Illegal workers in Toronto's underground economy are being deported as the new Conservative government abandons a Liberal amnesty plan, immigration lawyers and consultants say.
Some families who have been in Canada five years or more are being given less than two weeks to pack up and leave.
Toronto's Portuguese community — with up to 15,000 undocumented members, working mainly in the booming construction industry — is especially concerned.
Early last year, then-Immigration Minister Joe Volpe said he would try to find a way to get legal status for undocumented workers.
"They are here already and have proven themselves to be integrated," Volpe said at the time.
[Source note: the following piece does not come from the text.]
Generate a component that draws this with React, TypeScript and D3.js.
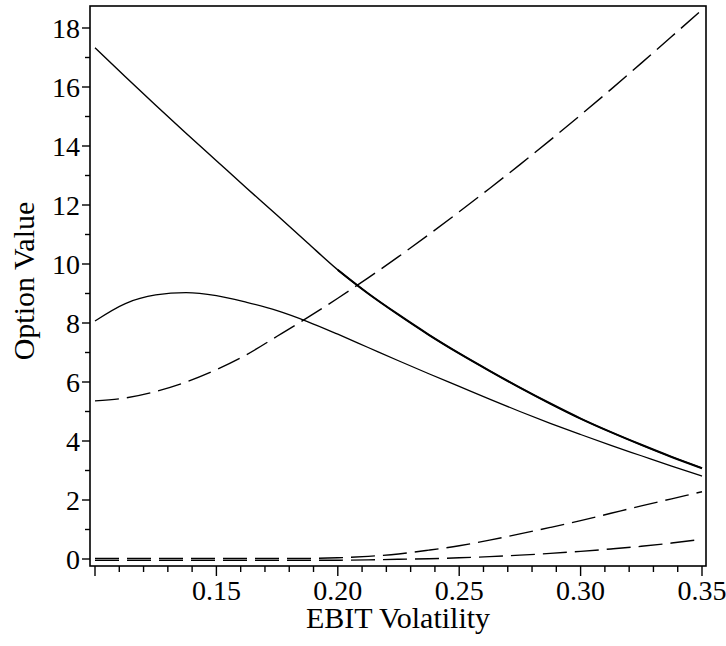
import React, { useEffect, useRef } from 'react';
import * as d3 from 'd3';

// EBIT volatility grid (x)
const volatility = [
    0.1, 0.1125, 0.125, 0.1375, 0.15, 0.1625, 0.175, 0.1875, 0.2, 0.2125, 0.225,
    0.2375, 0.25, 0.2625, 0.275, 0.2875, 0.3, 0.3125, 0.325, 0.3375, 0.35
];

// solid curves
const solidTop = [
    17.33, 16.35, 15.38, 14.43, 13.5, 12.57, 11.65, 10.72, 9.8, 9.0, 8.28,
    7.6, 6.97, 6.38, 5.81, 5.27, 4.76, 4.3, 3.87, 3.46, 3.08
];
const solidHump = [
    8.07, 8.66, 8.95, 9.03, 8.93, 8.7, 8.42, 8.05, 7.62, 7.17, 6.72,
    6.28, 5.85, 5.42, 5.0, 4.6, 4.22, 3.85, 3.5, 3.15, 2.81
];

// dashed curves
const dashedRising = [
    5.36, 5.46, 5.68, 6.0, 6.42, 6.93, 7.55, 8.18, 8.84, 9.53, 10.25,
    11.0, 11.77, 12.56, 13.37, 14.2, 15.05, 15.92, 16.81, 17.71, 18.62
];
const dashedMid = [
    0.02, 0.02, 0.02, 0.02, 0.02, 0.02, 0.02, 0.02, 0.04, 0.09, 0.17,
    0.3, 0.45, 0.64, 0.85, 1.07, 1.3, 1.55, 1.8, 2.04, 2.28
];
const dashedLow = [
    -0.04, -0.04, -0.04, -0.04, -0.04, -0.04, -0.04, -0.04, -0.04, -0.03, -0.01,
    0.01, 0.04, 0.08, 0.13, 0.19, 0.26, 0.34, 0.43, 0.54, 0.67
];

const xTickLabels = ['0.15', '0.20', '0.25', '0.30', '0.35'];
const yTickLabels = ['0', '2', '4', '6', '8', '10', '12', '14', '16', '18'];

const App = () => {
    const ref = useRef<SVGSVGElement>(null);

    useEffect(() => {
        const width = 726;
        const height = 646;
        const box = { left: 90, top: 6, right: 706, bottom: 566 };
        const font = "'Liberation Serif', 'Times New Roman', Times, serif";

        const svg = d3.select(ref.current);
        svg.selectAll('*').remove();
        svg.attr('width', width).attr('height', height);

        const x = d3.scaleLinear().domain([0.1, 0.35]).range([95, 702]);
        const y = d3.scaleLinear().domain([0, 18]).range([559, 28]);

        const line = d3.line<number>()
            .x((d, i) => x(volatility[i]))
            .y((d) => y(d))
            .curve(d3.curveMonotoneX);

        const drawCurve = (values: number[], dashed: boolean, w: number) => {
            svg.append('path')
                .attr('d', line(values))
                .attr('fill', 'none')
                .attr('stroke', '#000')
                .attr('stroke-width', w)
                .attr('stroke-dasharray', dashed ? '24,8' : null);
        };

        drawCurve(solidTop, false, 1.4);
        // the right part of the top curve shows doubled / heavier
        const heavyLine = d3.line<number>()
            .defined((d, i) => volatility[i] >= 0.2)
            .x((d, i) => x(volatility[i]))
            .y((d) => y(d))
            .curve(d3.curveMonotoneX);
        svg.append('path')
            .attr('d', heavyLine(solidTop))
            .attr('fill', 'none')
            .attr('stroke', '#000')
            .attr('stroke-width', 2.1);
        drawCurve(solidHump, false, 1.3);
        drawCurve(dashedRising, true, 1.4);
        drawCurve(dashedMid, true, 1.4);
        drawCurve(dashedLow, true, 1.4);

        // frame
        svg.append('rect')
            .attr('x', box.left)
            .attr('y', box.top)
            .attr('width', box.right - box.left)
            .attr('height', box.bottom - box.top)
            .attr('fill', 'none')
            .attr('stroke', '#000')
            .attr('stroke-width', 1.6);

        // x ticks every 0.01
        const xTicks = d3.range(10, 36).map((i) => i / 100);
        svg.append('g').selectAll('line')
            .data(xTicks)
            .enter()
            .append('line')
            .attr('x1', (d) => x(d))
            .attr('x2', (d) => x(d))
            .attr('y1', box.bottom)
            .attr('y2', (d, i) => box.bottom + (i % 5 === 0 ? 10 : 6))
            .attr('stroke', '#000')
            .attr('stroke-width', 1.4);

        svg.append('g').selectAll('text')
            .data(xTickLabels)
            .enter()
            .append('text')
            .attr('x', (d) => x(+d))
            .attr('y', 600)
            .attr('text-anchor', 'middle')
            .style('font-family', font)
            .style('font-size', '28px')
            .text((d) => d);

        // y ticks every 1
        const yTicks = d3.range(0, 19);
        svg.append('g').selectAll('line')
            .data(yTicks)
            .enter()
            .append('line')
            .attr('x1', box.left)
            .attr('x2', (d) => box.left - (d % 2 === 0 ? 8 : 5))
            .attr('y1', (d) => y(d))
            .attr('y2', (d) => y(d))
            .attr('stroke', '#000')
            .attr('stroke-width', 1.4);

        svg.append('g').selectAll('text')
            .data(yTickLabels)
            .enter()
            .append('text')
            .attr('x', 80)
            .attr('y', (d) => y(+d) + 9.5)
            .attr('text-anchor', 'end')
            .style('font-family', font)
            .style('font-size', '28px')
            .text((d) => d);

        // axis titles
        svg.append('text')
            .attr('x', (box.left + box.right) / 2)
            .attr('y', 628)
            .attr('text-anchor', 'middle')
            .style('font-family', font)
            .style('font-size', '30px')
            .text('EBIT Volatility');

        svg.append('text')
            .attr('transform', `translate(34, ${281}) rotate(-90)`)
            .attr('text-anchor', 'middle')
            .style('font-family', font)
            .style('font-size', '30px')
            .text('Option Value');
    }, []);

    return (
        <svg ref={ref} style={{ position: 'absolute', left: 0, top: 0, background: '#fff' }} />
    );
};

export default App;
Last May, he said he had signed off on a final draft and the plan was set to go to cabinet. But nothing was done during the following six months before the Liberals were defeated.
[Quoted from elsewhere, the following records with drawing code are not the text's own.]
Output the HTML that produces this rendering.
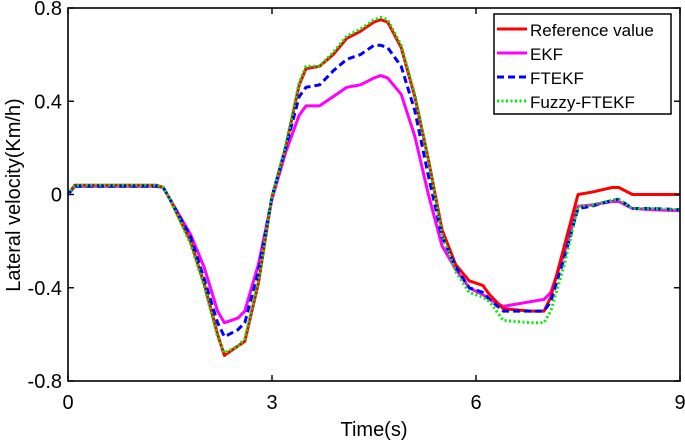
<!DOCTYPE html>
<html><head><meta charset="utf-8"><style>
body{margin:0;background:#fff;}
svg{display:block;font-family:"Liberation Sans",Arial,sans-serif;}
</style></head><body>
<svg id="chart" width="685" height="443" viewBox="0 0 685 443">
<rect x="0" y="0" width="685" height="443" fill="#fff"/>
<g id="series"></g>
<g id="axes"></g>
<text x="374" y="436" font-size="20" text-anchor="middle">Time(s)</text>
<text transform="translate(20,195) rotate(-90)" font-size="20" text-anchor="middle">Lateral velocity(Km/h)</text>
<g>
<rect x="494" y="14" width="177" height="100" fill="#fff" stroke="#000" stroke-width="1.5"/>
<g><line x1="497" y1="29" x2="527" y2="29" stroke="#ff0000" stroke-width="3"/><text x="530" y="36" font-size="17">Reference value</text></g>
<g><line x1="497" y1="53" x2="527" y2="53" stroke="#ff00ff" stroke-width="3"/><text x="530" y="60" font-size="17">EKF</text></g>
<g><line x1="497" y1="77" x2="527" y2="77" stroke="#0000ff" stroke-width="3" stroke-dasharray="7,4"/><text x="530" y="84" font-size="17">FTEKF</text></g>
<g><line x1="497" y1="101" x2="527" y2="101" stroke="#00ee00" stroke-width="3" stroke-dasharray="2,2.5"/><text x="530" y="108" font-size="17">Fuzzy-FTEKF</text></g>
</g>
</svg>
<script>
const times=[0,0.1,1.3,1.4,1.5,1.8,2.0,2.2,2.3,2.5,2.6,2.8,3.0,3.2,3.4,3.5,3.7,3.9,4.1,4.3,4.5,4.6,4.7,4.9,5.1,5.3,5.5,5.7,5.9,6.1,6.2,6.4,6.8,7.0,7.1,7.3,7.5,7.7,8.0,8.1,8.3,8.6,9.0];
const refValues=[0,0.04,0.04,0.03,-0.02,-0.2,-0.38,-0.6,-0.69,-0.65,-0.63,-0.38,-0.01,0.2,0.47,0.54,0.55,0.6,0.67,0.7,0.74,0.75,0.74,0.63,0.42,0.15,-0.15,-0.3,-0.37,-0.39,-0.43,-0.49,-0.5,-0.5,-0.44,-0.22,0.0,0.01,0.03,0.03,0.0,0.0,0.0];
const ekfValues=[0,0.035,0.035,0.03,-0.02,-0.17,-0.31,-0.5,-0.55,-0.53,-0.5,-0.3,-0.02,0.18,0.34,0.38,0.38,0.42,0.46,0.47,0.5,0.51,0.5,0.43,0.25,0.0,-0.22,-0.32,-0.4,-0.43,-0.45,-0.48,-0.46,-0.45,-0.42,-0.25,-0.05,-0.045,-0.03,-0.03,-0.06,-0.065,-0.07];
const ftekfValues=[0,0.035,0.035,0.03,-0.02,-0.18,-0.36,-0.55,-0.61,-0.58,-0.55,-0.33,-0.01,0.2,0.42,0.46,0.47,0.53,0.58,0.6,0.64,0.64,0.63,0.55,0.36,0.08,-0.18,-0.31,-0.4,-0.42,-0.45,-0.5,-0.5,-0.5,-0.46,-0.27,-0.06,-0.05,-0.025,-0.02,-0.06,-0.06,-0.065];
const fuzzyValues=[0,0.04,0.04,0.03,-0.02,-0.21,-0.39,-0.61,-0.68,-0.65,-0.62,-0.37,-0.01,0.21,0.48,0.55,0.55,0.61,0.68,0.71,0.75,0.76,0.75,0.64,0.43,0.15,-0.17,-0.33,-0.42,-0.44,-0.46,-0.54,-0.55,-0.55,-0.5,-0.3,-0.05,-0.045,-0.025,-0.02,-0.06,-0.06,-0.065];
const xTicks=[0,3,6,9];
const xTickLabels=["0","3","6","9"];
const yTicks=[-0.8,-0.4,0,0.4,0.8];
const yTickLabels=["-0.8","-0.4","0","0.4","0.8"];
const X0=68,X1=680,Y0=381,Y1=8;
function xs(t){return X0+(t-0)/(9-0)*(X1-X0);}
function ys(v){return Y0-(v+0.8)/1.6*(Y0-Y1);}
const NS="http://www.w3.org/2000/svg";
const sg=document.getElementById('series');
function line(vals,color,dash,name,w){
  const p=document.createElementNS(NS,'path');
  let d='';
  vals.forEach((v,i)=>{d+=(i?'L':'M')+xs(times[i]).toFixed(1)+','+ys(v).toFixed(1);});
  p.setAttribute('d',d);p.setAttribute('fill','none');p.setAttribute('stroke',color);
  p.setAttribute('stroke-width',w);p.setAttribute('stroke-linejoin','round');
  if(dash)p.setAttribute('stroke-dasharray',dash);
  
  
  sg.appendChild(p);
}
line(ekfValues,'#ff00ff',null,'ekf-line',3);
line(refValues,'#ff0000',null,'reference-line',3);
line(ftekfValues,'#0000ff','7,4','ftekf-line',3);
line(fuzzyValues,'#00ee00','2,2.5','fuzzy-ftekf-line',3);
const ax=document.getElementById('axes');
const fr=document.createElementNS(NS,'rect');
fr.setAttribute('x',X0);fr.setAttribute('y',Y1);fr.setAttribute('width',X1-X0);fr.setAttribute('height',Y0-Y1);
fr.setAttribute('fill','none');fr.setAttribute('stroke','#000');fr.setAttribute('stroke-width','1.6');


ax.appendChild(fr);
xTicks.forEach((t,i)=>{
  [[Y0,Y0-6],[Y1,Y1+6]].forEach(([a,b])=>{
    const l=document.createElementNS(NS,'line');
    l.setAttribute('x1',xs(t));l.setAttribute('x2',xs(t));l.setAttribute('y1',a);l.setAttribute('y2',b);
    l.setAttribute('stroke','#000');l.setAttribute('stroke-width','1.4');
    
    
    ax.appendChild(l);
  });
  const tx=document.createElementNS(NS,'text');
  tx.setAttribute('x',xs(t));tx.setAttribute('y',409);tx.setAttribute('font-size','20');tx.setAttribute('text-anchor','middle');
  tx.textContent=xTickLabels[i];
  
  
  ax.appendChild(tx);
});
yTicks.forEach((v,i)=>{
  [[X0,X0+6],[X1,X1-6]].forEach(([a,b])=>{
    const l=document.createElementNS(NS,'line');
    l.setAttribute('y1',ys(v));l.setAttribute('y2',ys(v));l.setAttribute('x1',a);l.setAttribute('x2',b);
    l.setAttribute('stroke','#000');l.setAttribute('stroke-width','1.4');
    
    
    ax.appendChild(l);
  });
  const tx=document.createElementNS(NS,'text');
  tx.setAttribute('x',62);tx.setAttribute('y',ys(v)+7);tx.setAttribute('font-size','20');tx.setAttribute('text-anchor','end');
  tx.textContent=yTickLabels[i];
  
  
  ax.appendChild(tx);
});
</script>
</body></html>
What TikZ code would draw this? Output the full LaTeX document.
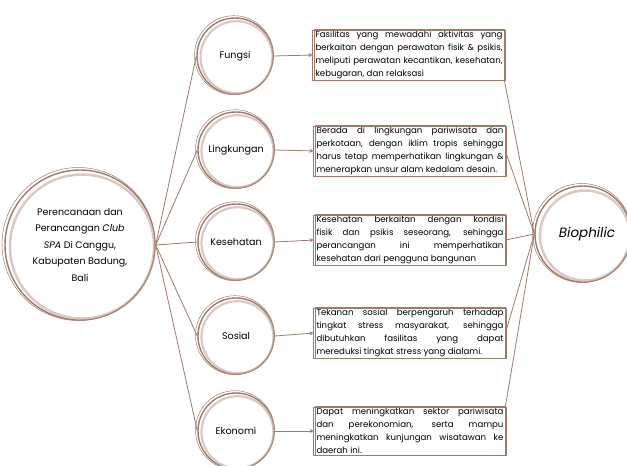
\documentclass[tikz,border=0pt]{standalone}
\usepackage{fontspec}
\setmainfont{Poppins}
\usetikzlibrary{arrows.meta}
\definecolor{myBrown}{HTML}{9E7A6B}
\definecolor{myLight}{HTML}{C9B2A8}
\newcommand\boxfont{\fontsize{8.6}{13}\selectfont\hyphenpenalty 10000\relax}

\begin{document}
\begin{tikzpicture}[x=1pt, y=-1pt, >={Stealth[length=4pt,width=4pt]}, thick, myBrown]
  \tikzstyle{M}=[circle, draw=myBrown, line width=1.4pt, minimum size=150pt, inner sep=0pt, text=black, align=center, font=\fontsize{9.5}{16.5}\selectfont]
  \tikzstyle{K}=[circle, draw=myBrown, line width=1.4pt, minimum size=76pt, inner sep=0pt, text=black, font=\fontsize{9.6}{11}\selectfont]
  \tikzstyle{T}=[draw=myBrown, line width=.9pt, text=black, text width=187pt, inner sep=1.5pt, align=justify, font=\boxfont]
  \useasboundingbox (0,0) rectangle (627,466);

  \node[M] at (80,245) (main) {Perencanaan dan\\Perancangan \textit{Club}\\\textit{SPA} Di Canggu,\\Kabupaten Badung,\\Bali};

  \node[K] at (235,56) (fungsi) {Fungsi};
  \node[K] at (236,150) (lingk) {Lingkungan};
  \node[K] at (236,242) (sehat) {Kesehatan};
  \node[K] at (236,336) (sosial) {Sosial};
  \node[K] at (236,431) (ekonomi) {Ekonomi};

  \node[T] at (409,55) (b1) {Fasilitas yang mewadahi aktivitas yang\linebreak berkaitan dengan perawatan fisik \& psikis,\linebreak meliputi perawatan kecantikan, kesehatan,\linebreak kebugaran, dan relaksasi};
  \node[T] at (410,151) (b2) {Berada di lingkungan pariwisata dan\linebreak perkotaan, dengan iklim tropis sehingga\linebreak harus tetap memperhatikan lingkungan \&\linebreak menerapkan unsur alam kedalam desain.};
  \node[T] at (410,240) (b3) {Kesehatan berkaitan dengan kondisi\linebreak fisik dan psikis seseorang, sehingga\linebreak perancangan ini memperhatikan\linebreak kesehatan dari pengguna bangunan};
  \node[T] at (410,333) (b4) {Tekanan sosial berpengaruh terhadap\linebreak tingkat stress masyarakat, sehingga\linebreak dibutuhkan fasilitas yang dapat\linebreak mereduksi tingkat stress yang dialami.};
  \node[T] at (410,431) (b5) {Dapat meningkatkan sektor pariwisata\linebreak dan perekonomian, serta mampu\linebreak meningkatkan kunjungan wisatawan ke\linebreak daerah ini.};

  \node[M, minimum size=96pt, font=\fontsize{13.5}{15}\selectfont\itshape] at (583,234) (bio) {\hspace*{8pt}Biophilic};

  % brush strokes
  \foreach \n in {fungsi,lingk,sehat,sosial,ekonomi} {
    \draw[myLight, line width=2.2pt, opacity=.7] ([shift={(1.5,1.2)}]\n.center) circle (36);
    \draw[line width=.5pt] ([shift={(-1,-.8)}]\n.center) circle (39.5);
  }
  \draw[myLight, line width=2.5pt, opacity=.7] ([shift={(2,1.5)}]main.center) circle (72);
  \draw[line width=.5pt] ([shift={(-1.5,-1)}]main.center) circle (76.5);
  \draw[myLight, line width=2.5pt, opacity=.7] ([shift={(2,1.5)}]bio.center) circle (45);
  \draw[line width=.5pt] ([shift={(-1,-1)}]bio.center) circle (49.5);
  \foreach \b in {b1,b2,b3,b4,b5}
    \draw[line width=.5pt] ([shift={(-1.5,1.2)}]\b.north west) rectangle ([shift={(1.2,-1)}]\b.south east);

  \draw[line width=.8pt] (main.east) -- (fungsi.west);
  \draw[line width=.8pt] (main.east) -- (lingk.west);
  \draw[line width=.8pt] (main.east) -- (sehat.west);
  \draw[line width=.8pt] (main.east) -- (sosial.west);
  \draw[line width=.8pt] (main.east) -- (ekonomi.west);

  \draw[->, line width=.8pt, shorten >=1pt] (fungsi.east) -- (b1.west);
  \draw[->, line width=.8pt, shorten >=1pt] (lingk.east) -- (b2.west);
  \draw[->, line width=.8pt, shorten >=1pt] (sehat.east) -- (b3.west);
  \draw[->, line width=.8pt, shorten >=1pt] (sosial.east) -- (b4.west);
  \draw[->, line width=.8pt, shorten >=1pt] (ekonomi.east) -- (b5.west);

  \draw[line width=.8pt] (b1.south east) -- (bio.west);
  \draw[line width=.8pt] (b2.east) -- (bio.west);
  \draw[line width=.8pt] (b3.east) -- (bio.west);
  \draw[line width=.8pt] (b4.east) -- (bio.west);
  \draw[line width=.8pt] (b5.north east) -- (bio.west);
\end{tikzpicture}
\end{document}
And I'm amazed to the Star, of all publications, tacitly approving the practice of hiring illegal migrant workers to drive down wages and keep contractors off the hook for worker's comp claims and other benefits.
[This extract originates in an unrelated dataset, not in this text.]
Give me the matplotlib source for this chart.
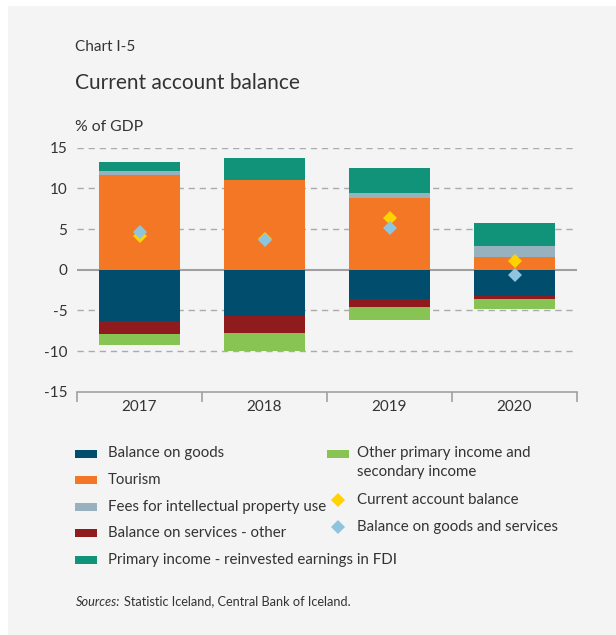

"I've seen a larger number of (removal) letters going out to people," Peter Ferreira, president of the Portuguese National Council and a former senior immigration officer, said in an interview. "I've been getting more calls from people who are concerned. They see the writing is on the wall."
Apart from personal hardship for people now firmly entrenched in Canada, the flurry of deportations could devastate the construction industry, Ferreira said. "This group — it's been proven and any union president or employer will say — don't get rid of these people because we need them.
"Imagine expelling thousands of construction workers when the construction industry is desperate for skilled labour ... Consider the contribution made by these people.
"It doesn't make sense. These people are contributing to Canada's well-being and economy."
To ease the shortage, Canada offers one-year temporary work permits for people with construction skills. The annual quota of 500 is never met, Ferreira said. "So we need these (undocumented) people even more."
Mind you, I'd rather have hard-working, culturally compatible Portuguese immigrants in Toronto than Jamaican gangsters and radical Islamic riffraff.
In a time when our immigration system has been exposed as a weak link in the national security chain, we can't afford to turn a blind eye to illegal immigrants of any kind, no matter how safe they might be.